Like most geckos, Paroedura tanjaka is an insectivorous species and primarily preys upon small arthropods, hunting them at night in the karstic forests. As it dwells in caves during the day where various invertebrates have been observed, it is believed to hunt by day in these caves as well. Both troglobitic invertebrates and nocturnal species resting to avoid predation or daytime heat (including the moth Cyligramma duplex) are present in the caves, and likely are part of the lizard's diet.

===Predation===
This lizard is known to fall prey to snakes, as one specimen (UMMZ 221997) was found inside the stomach of a Lycodryas gaimardi. The genus Lycodryas as a whole has been regarded as predators of Paroedura geckos, and birds and mammals may also represent predators of this species.

==Conservation==
Due to its narrow extent of occurrence and the decline of its severely fragmented habitat, Paroedura tanjaka is listed as Endangered on the IUCN Red List.
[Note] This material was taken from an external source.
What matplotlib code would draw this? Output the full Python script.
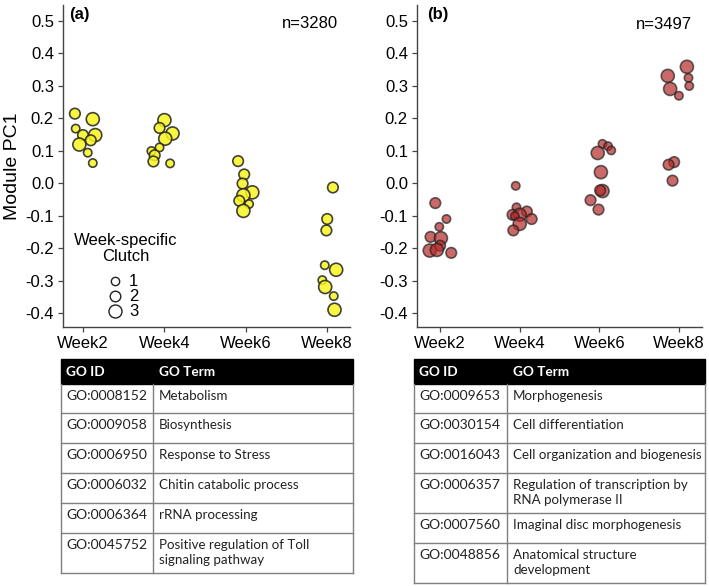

Because of its restricted range, this lizard is disproportionately threatened by changes to its forest habitat. Though the species is reportedly abundant at Bemaraha, there is continuing decline of mature individuals, and its habitat is threatened by increased fire intensity and logging. Conservative measures are not in place for the species itself, but both its known localities (Bemaraha and Namoraka) are national parks and thus protected areas.